Ao longo dos quase quarenta anos de carreira, ele já marcou presença em inúmeros festivais ao redor do planeta, como Newport, North Sea, Perugia, JVC, Playboy, Nice, Marciac, Berlim, Edimburgo, Umbria, Bayonne e Pori, na Finlândia. O trompetista costuma se apresentar em alguns dos principais templos da música, como o Carnegie Hall, o Lincoln Center e o Royal Festival Hall, em Londres.


Seguindo as pegadas do ídolo Clifford Brown, Warren lançou, em 2006, um álbum acompanhado por um conjunto de cordas, o elogiado “Donʼt Look Back” (Arbors). As gravações foram feitas em Glascow, terra do The Scottish Ensemble e os arranjos ficaram a cargo do maestro Bill Finegan. Sobre a experiência, o bem humorado Vaché comentou: “Eu me apresento na Escócia há mais de 20 anos e tenho muitos amigos por lá. Me sinto muito à vontade naquele belo país e as pessoas são muito receptivas. Além disso, um país em você pode beber em uma destilaria diferente todos os dias, por mais de dez anos, certamente merece um lugar especial no meu coração”.

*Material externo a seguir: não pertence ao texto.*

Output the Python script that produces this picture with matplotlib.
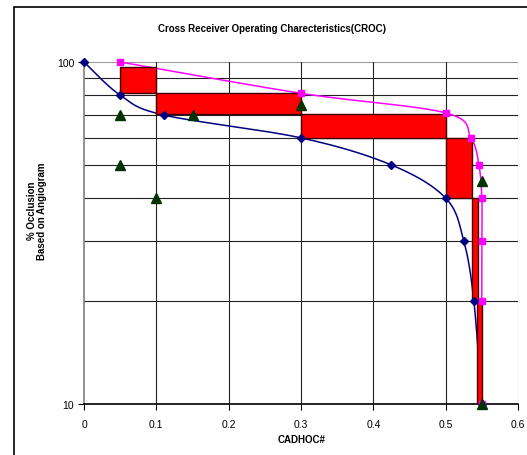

Para deleite dos jazzófilos do mundo inteiro, Warren continua a gravar e excursionar com regularidade e em 2004 lançou o DVD instrucional “I Love The Trumpet”, onde desvenda os segredos do instrumento. Um dos projetos a que tem se dedicado com mais fervor nos últimos tempos é o desenvolvimento de um novo modelo de corneta, próprio para sessão de metais de orquestras de jazz. E como se não bastasse o ritmo intenso de trabalho, ele ainda acha tempo para se dedicar à educação musical, sendo um destacado professor do programa de estudos jazzísticos da Juilliard School of Music. Nada mais apropriado, já que segundo o pianista Jim McNeely, “cada acorde que ele toca é como uma lição sobre a história do trompete”.